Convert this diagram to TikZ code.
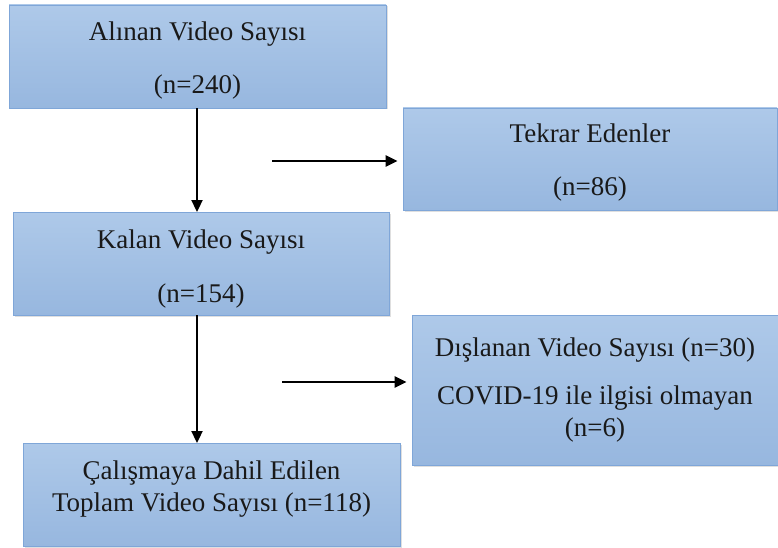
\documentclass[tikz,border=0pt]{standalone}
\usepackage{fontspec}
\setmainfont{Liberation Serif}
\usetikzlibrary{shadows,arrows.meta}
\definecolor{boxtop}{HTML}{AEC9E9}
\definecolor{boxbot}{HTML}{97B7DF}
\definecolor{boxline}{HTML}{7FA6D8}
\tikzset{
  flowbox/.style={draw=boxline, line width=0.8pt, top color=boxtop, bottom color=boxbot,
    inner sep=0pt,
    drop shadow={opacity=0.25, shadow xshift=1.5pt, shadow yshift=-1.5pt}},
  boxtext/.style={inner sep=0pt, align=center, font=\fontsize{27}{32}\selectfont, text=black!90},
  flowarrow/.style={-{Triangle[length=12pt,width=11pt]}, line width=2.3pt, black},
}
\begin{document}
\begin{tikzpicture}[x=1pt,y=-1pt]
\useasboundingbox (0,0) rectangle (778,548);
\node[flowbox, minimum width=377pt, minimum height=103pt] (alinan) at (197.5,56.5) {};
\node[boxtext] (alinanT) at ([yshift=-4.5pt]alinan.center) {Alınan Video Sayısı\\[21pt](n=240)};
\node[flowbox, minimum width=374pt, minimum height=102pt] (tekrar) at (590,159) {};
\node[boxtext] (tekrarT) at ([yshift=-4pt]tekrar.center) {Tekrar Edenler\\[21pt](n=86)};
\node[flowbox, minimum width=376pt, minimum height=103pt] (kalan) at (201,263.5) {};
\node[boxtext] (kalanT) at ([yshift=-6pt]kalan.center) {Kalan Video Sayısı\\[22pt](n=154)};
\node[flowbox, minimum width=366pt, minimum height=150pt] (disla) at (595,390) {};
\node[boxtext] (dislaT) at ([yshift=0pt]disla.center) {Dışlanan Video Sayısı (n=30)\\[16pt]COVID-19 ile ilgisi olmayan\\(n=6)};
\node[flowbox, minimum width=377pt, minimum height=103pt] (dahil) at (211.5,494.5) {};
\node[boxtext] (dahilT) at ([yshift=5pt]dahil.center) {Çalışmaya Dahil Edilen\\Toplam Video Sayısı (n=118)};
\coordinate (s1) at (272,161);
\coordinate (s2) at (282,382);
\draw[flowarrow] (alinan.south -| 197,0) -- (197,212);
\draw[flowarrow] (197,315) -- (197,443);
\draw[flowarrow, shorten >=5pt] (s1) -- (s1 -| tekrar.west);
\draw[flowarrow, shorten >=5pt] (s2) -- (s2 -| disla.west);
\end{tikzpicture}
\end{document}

Exercise directions: Make an exact copy of the whole listing, but don't bring over any pictures.

Solution for this exercise:
Convert this diagram to TikZ code.
\documentclass[tikz,border=0pt]{standalone}
\usepackage{fontspec}
\setmainfont{Liberation Serif}
\usetikzlibrary{shadows,arrows.meta}
\definecolor{boxtop}{HTML}{AEC9E9}
\definecolor{boxbot}{HTML}{97B7DF}
\definecolor{boxline}{HTML}{7FA6D8}
\tikzset{
  flowbox/.style={draw=boxline, line width=0.8pt, top color=boxtop, bottom color=boxbot,
    inner sep=0pt,
    drop shadow={opacity=0.25, shadow xshift=1.5pt, shadow yshift=-1.5pt}},
  boxtext/.style={inner sep=0pt, align=center, font=\fontsize{27}{32}\selectfont, text=black!90},
  flowarrow/.style={-{Triangle[length=12pt,width=11pt]}, line width=2.3pt, black},
}
\begin{document}
\begin{tikzpicture}[x=1pt,y=-1pt]
\useasboundingbox (0,0) rectangle (778,548);
\node[flowbox, minimum width=377pt, minimum height=103pt] (alinan) at (197.5,56.5) {};
\node[boxtext] (alinanT) at ([yshift=-4.5pt]alinan.center) {Alınan Video Sayısı\\[21pt](n=240)};
\node[flowbox, minimum width=374pt, minimum height=102pt] (tekrar) at (590,159) {};
\node[boxtext] (tekrarT) at ([yshift=-4pt]tekrar.center) {Tekrar Edenler\\[21pt](n=86)};
\node[flowbox, minimum width=376pt, minimum height=103pt] (kalan) at (201,263.5) {};
\node[boxtext] (kalanT) at ([yshift=-6pt]kalan.center) {Kalan Video Sayısı\\[22pt](n=154)};
\node[flowbox, minimum width=366pt, minimum height=150pt] (disla) at (595,390) {};
\node[boxtext] (dislaT) at ([yshift=0pt]disla.center) {Dışlanan Video Sayısı (n=30)\\[16pt]COVID-19 ile ilgisi olmayan\\(n=6)};
\node[flowbox, minimum width=377pt, minimum height=103pt] (dahil) at (211.5,494.5) {};
\node[boxtext] (dahilT) at ([yshift=5pt]dahil.center) {Çalışmaya Dahil Edilen\\Toplam Video Sayısı (n=118)};
\coordinate (s1) at (272,161);
\coordinate (s2) at (282,382);
\draw[flowarrow] (alinan.south -| 197,0) -- (197,212);
\draw[flowarrow] (197,315) -- (197,443);
\draw[flowarrow, shorten >=5pt] (s1) -- (s1 -| tekrar.west);
\draw[flowarrow, shorten >=5pt] (s2) -- (s2 -| disla.west);
\end{tikzpicture}
\end{document}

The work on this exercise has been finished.